Saturday, May 25, 2013

Madrugada Suja




Madrugada suja
Miguel Sousa Tavares, Clube do Autor, Maio 2013

Há autores com seguidores. Independentemente da sua qualidade literária, o certo é que agradam a algumas pessoas que, quase sempre anualmente, esperam pelo seu novo livro. E, quando passados cerca de 365 dias isso não acontece, perguntam ao livreiro: - Então, ainda não saiu nada de fulano?

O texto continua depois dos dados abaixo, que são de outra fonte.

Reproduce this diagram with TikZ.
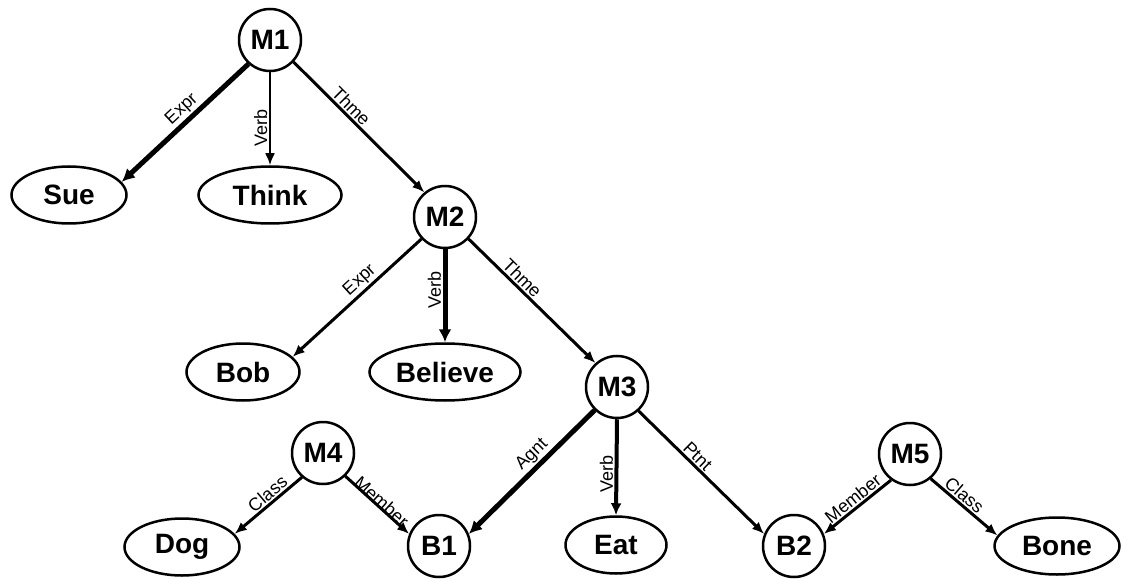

É o caso de Miguel Sousa Tavares que, depois de Equador e Rio das Flores, publicados com um intervalo regular, nada publicou em vários anos senão Anos Perdidos, pequeno e despercebido para quem estava já habituado a grandes volumes.

No meio-termo, surge, agora, Madrugada Suja. Um romance que, começando com um crime e acabando com uma Procuradora do Ministério Público, não é um policial.

Sousa Tavares decanta, agora em romance, alguns ódios de estimação ou, de forma mais leve, alguns dos seus cavalos de batalha enquanto jornalista: O poder autárquico, o pato-bravismo, a ascensão meteórica na política, por exemplo.

Apesar de, a dada altura nos remeter para o PREC e para o Verão quente de 1975, este é um romance absolutamente actual, que percorre os últimos trinta anos da história portuguesa, como se constata na página 232: “Um Portugal de aldeias mortas, de comerciantes falidos, de agricultores sentados à berma das estradas construídas com os dinheiros da Europa, vendo passar os grandes camiões TIR que traziam de Espanha e dessa Europa as frutas e os legumes criados em estufas maiores do que quaisquer hortas deles, em direcção aos centros comerciais onde, em breve, eles próprios aprenderiam o novo e insípido sabor dos melões e das cebolas, dos reinventados “frangos do campo”, ou dos porcos sem gordura nem pecado, embalados em vácuo. E onde se resignavam a passear aos domingos, com filhos e noras e netos, tentando não se perder no meio dessa turba deslizante, entre montras e restaurantes e néons, num dédalo baptizado com nomes de avenidas e ruas, nomes de países ou heróis da Pátria, como se assim os velhos cuja aldeia era agora um centro comercial dos subúrbios não dessem pela diferença ou até, dando por ela, a apreciassem. Ou tudo se tivesse tornado tão longínquo que já não fazia diferença”.

Sendo, de forma romanesca, uma síntese da corrupção em Portugal, o livro não deixa de ter os seus momentos de amor e sexo, penitenciando-se, de certa forma, dos excessos, à página 336, o personagem principal: “Nós, homens, somos animais: animais sempre com cio, por vezes, raramente, acompanhado de alguns sentimentos. Entre nós e a nossa natureza, entre nós e a desgraça, estão apenas as circunstâncias. Nada mais nos trava, nada mais pode evitar a desgraça: só as circunstâncias e a sorte”.

Madrugada suja é um livro envolvente. Tem romance, tem história, tem crítica social e política. Tem, de forma romanceada, uma demonstração de como é feita a corrupção no nosso país. É um livro e, como é referido na página 238, “Alguém dissera um dia que se podia viver sem tudo, menos água e comida, mas que viver sem livros e sem música não seria o mesmo que viver”.

Proponho, então, a leitura do mais recente romance de Miguel Sousa Tavares, Madrugada suja.